Certain Information About Distributions
The determination of the tax attributes of FSIC’s distributions is made annually as of the end of FSIC’s fiscal year based upon its taxable income and distributions paid, in each case, for the full year. Therefore, a determination as to the tax attributes of the distributions made on a quarterly basis may not be representative of the actual tax attributes for a full year. FSIC intends to update stockholders quarterly with an estimated percentage of its distributions that resulted from taxable ordinary income. The actual tax characteristics of distributions to stockholders will be reported to stockholders annually on a Form 1099-DIV.
The payment of future distributions on FSIC’s common stock is subject to the discretion of the Board and applicable legal restrictions, and therefore, there can be no assurance as to the amount or timing of any such future distributions.

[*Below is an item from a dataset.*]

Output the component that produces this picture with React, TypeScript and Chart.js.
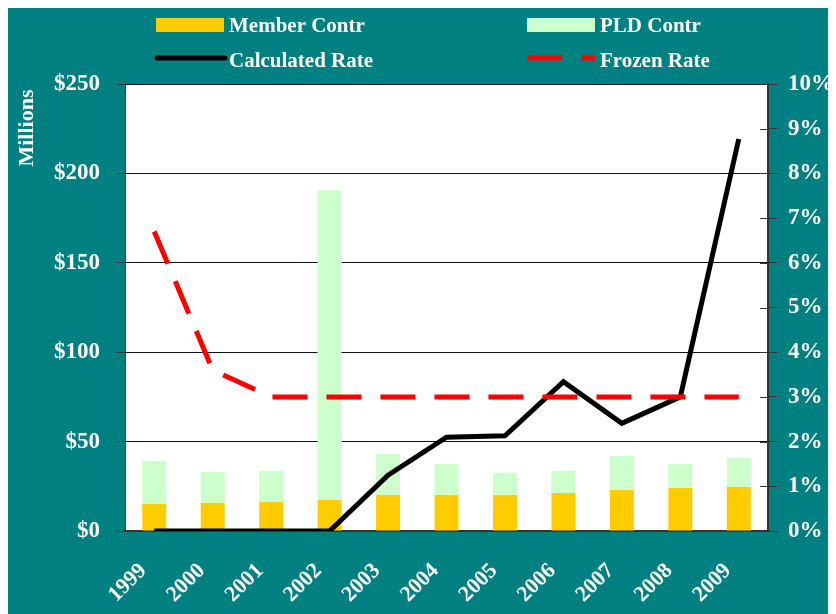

Forward-Looking Statements
This announcement may contain certain forward-looking statements, including statements with regard to the future performance of FSIC. Words such as “believes,” “expects,” “projects,” and “future” or similar expressions are intended to identify forward-looking statements. These forward-looking statements are subject to the inherent uncertainties in predicting future results and conditions. Certain factors could cause actual results to differ materially from those projected in these forward-looking statements, and some of these factors are enumerated in the filings FSIC makes with the Securities and Exchange Commission. FSIC undertakes no obligation to publicly update or revise any forward-looking statements, whether as a result of new information, future events or otherwise.